Simulating Human Action

I used the book “Fundamentals of Classical Thermodynamics” by Van Wylen and Sonntag for my thermodynamics classes in college. In the first chapter it discussed the magnitude of relativistic effects compared to the magnitude of the general effects that would be discussed through most of the book. The point was that these effects were so small from an engineering perspective they could be neglected.

A simulation is just another kind of engineering problem where care must be taken to identify elements that will have meaningful effects on the outcome and those that won’t. Adding more and more effects to the simulation, if their magnitudes are continually smaller, yields diminishing returns. The effects become marginally less important.

I spent five years working with a team simulating the logistics of aircraft reliability and maintenance and the team members revisited the effects continuously.
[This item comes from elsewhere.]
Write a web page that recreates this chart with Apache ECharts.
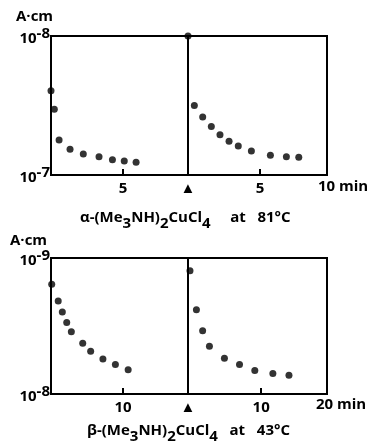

There was even a proposal by the customer to include a whole host of additional elements to the simulation, and by a whole host I mean every tangential thing you could think of like the personnel doing the paperwork in the support units, the equipment and service bays needed to perform specialized operations associated with maintenance of certain parts, and more. The base simulation considered about eight major elements but this expansion would have added in the neighborhood of thirty more. It was ambitious, it was interesting, and it was even plausible.

Almost.

The first problem is that the customer didn’t ultimately want to pay for it. The software framework was based on almost fifty years of GPSS spaghetti code that was fairly brittle and difficult to modify. If the whole thing had been reimplemented from scratch using a discrete-event simulation framework like the one I’ve been working on it could have been fairly tractable, and this may have happened over the last couple of years. I would certainly have no trouble doing it with a small team in a reasonable time.

The second problem was that it would have been extremely difficult to get the data to accurately represent the various elements for each situation, since each simulation configuration could involve different locations, equipment and facilities, number and type of personnel, number and type of aircraft, and so on.

I’ve mentioned previously that the accuracy of the elements we did model was limited by our inability to model some of the decisions, usually having to do with scheduling and priority optimizations, that the human managers within the system could make. Imagine now if we were trying to model a system where the range of human decisions is all but unlimited?

Modeling human action in a limited sense, like in the aircraft maintenance simulation, works because the range of actions considered is strictly limited. We also did simulations of people evacuating from buildings and even open spaces like the National Mall in Washington, DC. Those work because actors in the simulation only had a few choices. Go this way or that way down the hall, turn left or right at the T, take this stairway or the next, move to this node or that. The number of possible actions was limited.

People have long tried to model the economic actions of humans and this has met with limited success. While there has been some interesting work done in game theory, simulations that try to model wider range of actions are all but useless. Some economists assert that they are essentially impossible. The problems are twofold. One is that such simulations necessarily limit the number of choices the simulated actors can make when the legitimate range of choices they could make is effectively infinite. This is especially true when considering substitution effects (if the price of apples goes up will any individual agent by fewer, more, none at all, buy peaces instead, or bananas, or strawberries, or tennis rackets, or GI Joe action figures, or carpenter’s squares, or trips to Walla Walla, Washington, or some combination of all of those? Go ahead and list everything. Go ahead… I’ll wait!). The second problem is that even if the modeler could identify every possible choice for every actor it would be impossible to collect and incorporate data to describe them all in a meaningful way. You can try to measure what people have done in the past but this is necessarily incomplete and there is no guarantee they will behave the same way in the future. You can take surveys of people’s stated preferences but it is known that people’s actions rarely if ever reflect what they say they want to do beyond limited circumstances. This is true even if people are trying to be as honest and accurate as possible. It’s just the way people work.

Isaac Asimov’s classic Foundation series of books imagined that future humans had spread across the entire galaxy and that an empire spanning it all was in the process of collapsing. Enter a mathematician name Hari Seldon, discussed but not seen in the original trilogy, since it described events after his passing; his character was a main protagonist in some of the later books. The story arc is based on the idea that Seldon came up with a way to simulate the course of human action on a very large scale. It made for terrific science fiction but lousy math.

In either the second or third book of the original trilogy the organization set up by Seldon to use the simulations intended to guide human history in a way that would minimize the effects of the disintegration of the galactic empire begins to encounter major problems in their attempts to shape events. It turns out that a single individual who is never named but refers to himself as “The Mule,” arises that is able to read minds, and this gives him extraordinary leverage over people and events. He comes out of nowhere and threatens to disrupt everything. Fortunately for the citizens of the galaxy he is eventually neutralized.

Sometimes you just have to accept that there are things you can’t calculate. In simulation terms there isn’t only one Mule. In open-ended situations, everyone is The Mule.